The Supreme Court Excludes The Doctrine Of Merger From Declaratory Judgments

In a landmark decision handed down in February 2025, the UK Supreme Court in Nasir v Zavarco PLC [2025] UKSC 5 unanimously held that the common law doctrine of merger does not apply to declaratory judgments.

The case was heard on appeal by a five-judge panel comprising Lord Hodge, Lord Hamblen, Lord Leggatt, Lord Stephens, and Lady Rose. The core issue was whether the doctrine of merger—which traditionally bars further relief on a cause of action once judgment has been given—extends to purely declaratory judgments.

The Court unanimously concluded that it does not. This decision marks a significant clarification of the doctrine’s boundaries and has important implications for litigants seeking declaratory relief.

Background of the dispute

The dispute involved whether Nasir had to pay for 360 million shares in Zavarco Plc after transferring them to a Zavarco subsidiary. Zavarco obtained a High Court declaration that the shares were unpaid and could be forfeited, which it then did before suing Nasir for the unpaid value. Nasir argued the claim was barred by the doctrine of merger, as the issue had already been addressed in the earlier declaratory judgment. The Chief Master agreed, but both the High Court and Court of Appeal overturned that decision, holding that merger does not apply to declaratory judgments. The Supreme Court upheld this view, confirming that Zavarco’s claim could proceed.

Legal reasoning

The doctrine of merger means that once a court gives its judgment, the original legal claim is effectively wrapped up into that judgment and can’t be pursued again. In English law, this means if a court rules on a claim, that claim is considered settled and can’t be brought again for more remedies. While the facts behind the case remain, the right to ask the court for anything further on that issue is gone.

In the Supreme Court ruling, Lord Hodge explained that this doctrine helps uphold the principle that legal disputes should eventually come to an end. He compared it to the idea of res judicata, which also stops the same issue being litigated more than once.
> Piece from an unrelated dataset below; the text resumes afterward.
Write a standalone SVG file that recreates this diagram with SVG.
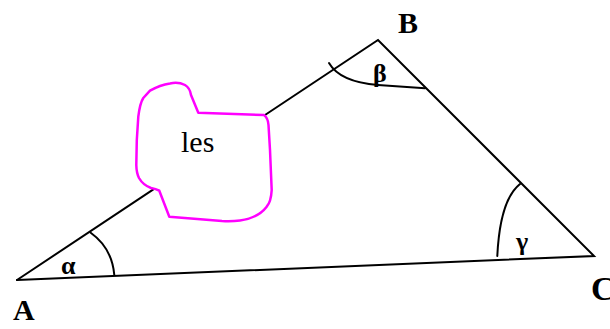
<svg xmlns="http://www.w3.org/2000/svg" width="610" height="329" viewBox="0 0 610 329">
<style>
.ln{stroke:#000;stroke-width:2;fill:none;stroke-linecap:round}
.lbl{font-family:"Liberation Serif",serif;font-weight:bold;fill:#000}
.gr{font-family:"Liberation Serif",serif;font-weight:bold;font-size:26px;fill:#000}
.tx{font-family:"Liberation Serif",serif;font-size:30px;fill:#000}
</style>
<rect width="610" height="329" fill="#fff"/>
<g id="connectors">
<path class="ln" d="M17,280 L153,189.6"/>
<path class="ln" d="M265,115 L378,40 L594,256 L17,280"/>
<path class="ln" d="M90.7,232.7 Q112,248 114.3,275"/>
<path class="ln" d="M329,63 Q340,82 378,85 Q405,87 425,88.3"/>
<path class="ln" d="M520,184 Q500,200 497.3,256"/>
</g>
<g id="les">
<path d="M150,90.7 Q160,85 170,83.5 Q178,81.5 185,85 Q190,88 191,95 L198.3,112.7 L264,115 Q268,118 268.5,125 L270,150 L271.7,190 Q271,202 266.7,206.7 Q258,218 240,220.5 Q232,221.5 222,221 L169.3,216.7 L159.3,190.7 Q156,188.8 151,188 Q143,185 139,178 Q136.5,173 136.3,165 L136.8,140 L138.3,116.7 Q140,103 143.3,98 Z" fill="none" stroke="#ff00ff" stroke-width="2.5" stroke-linejoin="round"/>
<text class="tx" x="181" y="152">les</text>
</g>
<g id="A"><text class="lbl" x="13" y="320" font-size="30">A</text><text class="gr" x="61" y="274">α</text></g>
<g id="B"><text class="lbl" x="398" y="33" font-size="30">B</text><text class="gr" x="373" y="82">β</text></g>
<g id="C"><text class="lbl" x="591" y="300" font-size="34">C</text><text class="gr" x="516" y="250">γ</text></g>
</svg>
[17] The doctrine of merger was developed as a means to promote finality in litigation and to prevent duplicative and vexatious litigation. Unlike the standard defence of res judicata in the form of cause of action estoppel, which prevents the contradiction of an earlier judgment as to the existence or non-existence of a cause of action, merger was designed to make a litigant seek his or her remedies in one action by extinguishing a cause of action when judgment has been given on it.

The Supreme Court gave several reasons why the doctrine of merger shouldn’t apply to declaratory judgments:

  • First, when the merger rule was developed, courts weren’t yet giving out declarations on their own. There’s no past case where this rule was applied to a purely declaratory decision – it’s only ever been used for judgments that require someone to do or pay something.
  • Second, there are valid reasons someone might want a court to make a declaration before asking for further action. For example, it makes sense to first confirm that shares were forfeited before suing for the money owed.
  • Third, allowing someone to get a declaration without blocking their right to later ask for compensation doesn’t lead to unnecessary or repeated trials.
  • Fourth, the merger rule has been criticised for being too strict and sometimes unfair.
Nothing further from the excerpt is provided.